Lishman and Cochrane openly acknowledge that many sleepless night were spent mulling over whether accepting the offer to merge was the right move.

"As tempting as it would be to say that we positioned for a global play, we didn't," says Lishman. "We just focused on our market and on being as good as we could, and it happened to be something Clifford Chance wanted. We obviously had to think about it, because it's a big change. We'd go from being very small to still being very small in terms of people in the office, but part of a huge firm.

"But we felt that the market was globalising and that, particularly for our younger lawyers and staff, this would provide a long-term opportunity."

Cochrane says that giving up the freedom they have enjoyed and the independence that comes with being the founders of a boutique firm was not easy. In the end, though, they couldn't refuse.

"Clifford Chance is such an incredibly powerful brand name, and it was so flattering that they chose to talk to us, we thought that it would be almost criminal not to give it a try," he says.

For Pistilli, agreeing to the merger was a matter of staying one step ahead of the market and leading the charge into a new era in Australian legal service offerings.

"My sense is that once the market starts globalising, it's a hard trend to stop," he says. "I think you'll find that the top end of the legal market will, in a number of years, be dominated by global firms.
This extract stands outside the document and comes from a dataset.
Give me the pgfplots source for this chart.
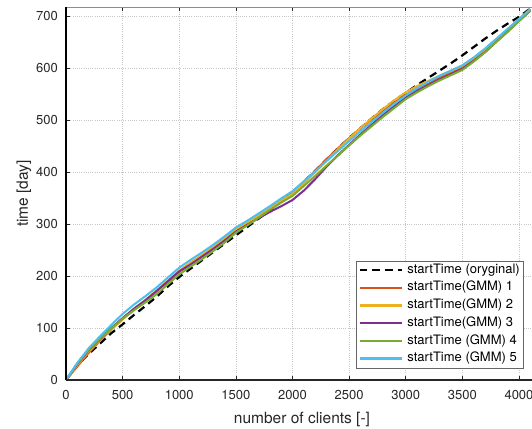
\documentclass[border=0pt]{standalone}
\usepackage{fontspec}
\setmainfont{TeX Gyre Heros}
\usepackage{pgfplots}
\usepackage{pgfplotstable}
\pgfplotsset{compat=1.18}
\definecolor{mlred}{RGB}{217,83,25}
\definecolor{mlyellow}{RGB}{237,177,32}
\definecolor{mlpurple}{RGB}{126,47,142}
\definecolor{mlgreen}{RGB}{119,172,48}
\definecolor{mlcyan}{RGB}{77,190,238}
\definecolor{axgray}{RGB}{38,38,38}
\pgfplotstableread{
x    orig g1  g2  g3  g4  g5
0    0    0   0   0   0   0
100  28   26  29  31  32  33
200  50   52  55  57  58  61
300  70   75  76  78  79  84
400  90   97  97  100 99  106
500  107  117 117 119 118 127
600  125  135 137 137 134 145
700  142  152 154 153 149 161
800  160  171 172 171 165 178
900  180  189 191 190 184 197
1000 198  208 210 209 203 216
1100 214  223 226 222 218 231
1200 230  238 240 237 232 245
1300 246  252 256 252 248 260
1400 262  270 272 268 264 276
1500 278  287 290 285 283 293
1600 294  301 303 298 297 306
1700 310  314 316 311 312 320
1800 326  330 330 323 327 334
1900 343  344 344 334 341 349
2000 360  359 358 346 354 363
2100 381  380 378 364 373 382
2200 402  402 399 386 392 401
2300 424  424 421 410 412 421
2400 445  445 443 432 431 440
2500 465  465 464 452 451 459
2600 484  484 484 472 470 478
2700 503  501 503 491 488 496
2800 521  517 521 510 506 514
2900 537  533 538 527 523 531
3000 552  548 553 543 540 547
3100 567  560 565 556 553 561
3200 581  571 575 567 565 573
3300 595  581 585 578 576 585
3400 609  591 594 588 586 595
3500 624  601 604 598 596 605
3600 640  616 619 613 612 620
3700 656  633 636 630 630 637
3800 671  652 655 650 650 656
3900 685  671 674 670 669 675
4000 698  691 694 690 690 694
4100 714  711 713 710 710 713
}\datatable
\begin{document}
\begin{tikzpicture}
\begin{axis}[
  name=ax,
  scale only axis,
  width=466pt, height=373pt,
  xmin=0, xmax=4115, ymin=0, ymax=717,
  xtick={0,500,...,4000}, ytick={0,100,...,700},
  ytick pos=left,
  tick align=inside,
  major tick length=4pt,
  tick style={axgray, line width=0.5pt},
  grid=major,
  major grid style={draw=black!22, dash pattern=on 1pt off 1.2pt, line width=0.5pt},
  axis line style={draw=black!45, line width=0.5pt},
  /pgf/number format/assume math mode=true,
  /pgf/number format/1000 sep={},
  ticklabel style={font=\fontsize{13}{15}\selectfont, text=axgray},
  xticklabel style={inner sep=0pt, yshift=-10pt},
  yticklabel style={inner sep=0pt, xshift=-8pt},
  xlabel={number of clients [-]},
  ylabel={time [day]},
  label style={font=\fontsize{15.5}{18}\selectfont, text=axgray},
  xlabel style={at={(axis description cs:0.5064,-0.085)}, anchor=north, inner sep=0pt},
  ylabel style={at={(axis description cs:-0.0901,0.5)}, anchor=center, inner sep=0pt},
  legend cell align=left,
  legend image code/.code={\draw[#1, line width=2.2pt] (0pt,0pt) -- (42pt,0pt);},
  legend style={
    at={(0.9807,0.0322)}, anchor=south east,
    font=\fontsize{13}{15}\selectfont,
    draw=black!60,
    inner xsep=3pt, inner ysep=3pt,
    row sep=5.2pt,
    nodes={inner sep=0pt, text height=9.5pt, text depth=3pt},
    /tikz/every odd column/.append style={column sep=4.3pt},
  },
]
\addplot[draw=black, line width=2.2pt, dash pattern=on 7.5pt off 5pt] table[x=x, y=orig] {\datatable};
\addlegendentry{startTime (oryginal)}
\addplot[draw=mlred, line width=2pt] table[x=x, y=g1] {\datatable};
\addlegendentry{startTime(GMM) 1}
\addplot[draw=mlyellow, line width=2pt] table[x=x, y=g2] {\datatable};
\addlegendentry{startTime(GMM) 2}
\addplot[draw=mlpurple, line width=2pt] table[x=x, y=g3] {\datatable};
\addlegendentry{startTime(GMM) 3}
\addplot[draw=mlgreen, line width=2pt] table[x=x, y=g4] {\datatable};
\addlegendentry{startTime (GMM) 4}
\addplot[draw=mlcyan, line width=2pt] table[x=x, y=g5] {\datatable};
\addlegendentry{startTime (GMM) 5}
\end{axis}
\draw[black, line width=1.6pt] (ax.south west) -- (ax.north west);
\draw[axgray, line width=1.1pt] (ax.south west) -- (ax.south east);
\pgfresetboundingbox
\path[use as bounding box] ([shift={(-66pt,-48pt)}]ax.south west) rectangle ([shift={(0pt,7pt)}]ax.north east);
\end{tikzpicture}
\end{document}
There will still be one or two premier Australian firms in the mix, but they won't dominate the market like they currently do.

According to Pistilli, legal markets around the world in which global firms dominate also contain numerous significant boutique players.

"I don't see any reason as to why that trend wouldn't be the position here. In that kind of market, there is certainly scope for smaller firms."

Whatever shape the market takes in the future, it seems that small corporate firms are here to stay, and CP&S and CLCL have demonstrated just what successful small firms can achieve in the high-end corporate space. And it is highly likely that along with those that remain, new players possessing the right mix of ingredients will emerge and make their mark.

"Small firms will always survive," says Cochrane, "because invariably, the people who start them have strong personal relationships with their clients. And that, more than anything, dictates their survival."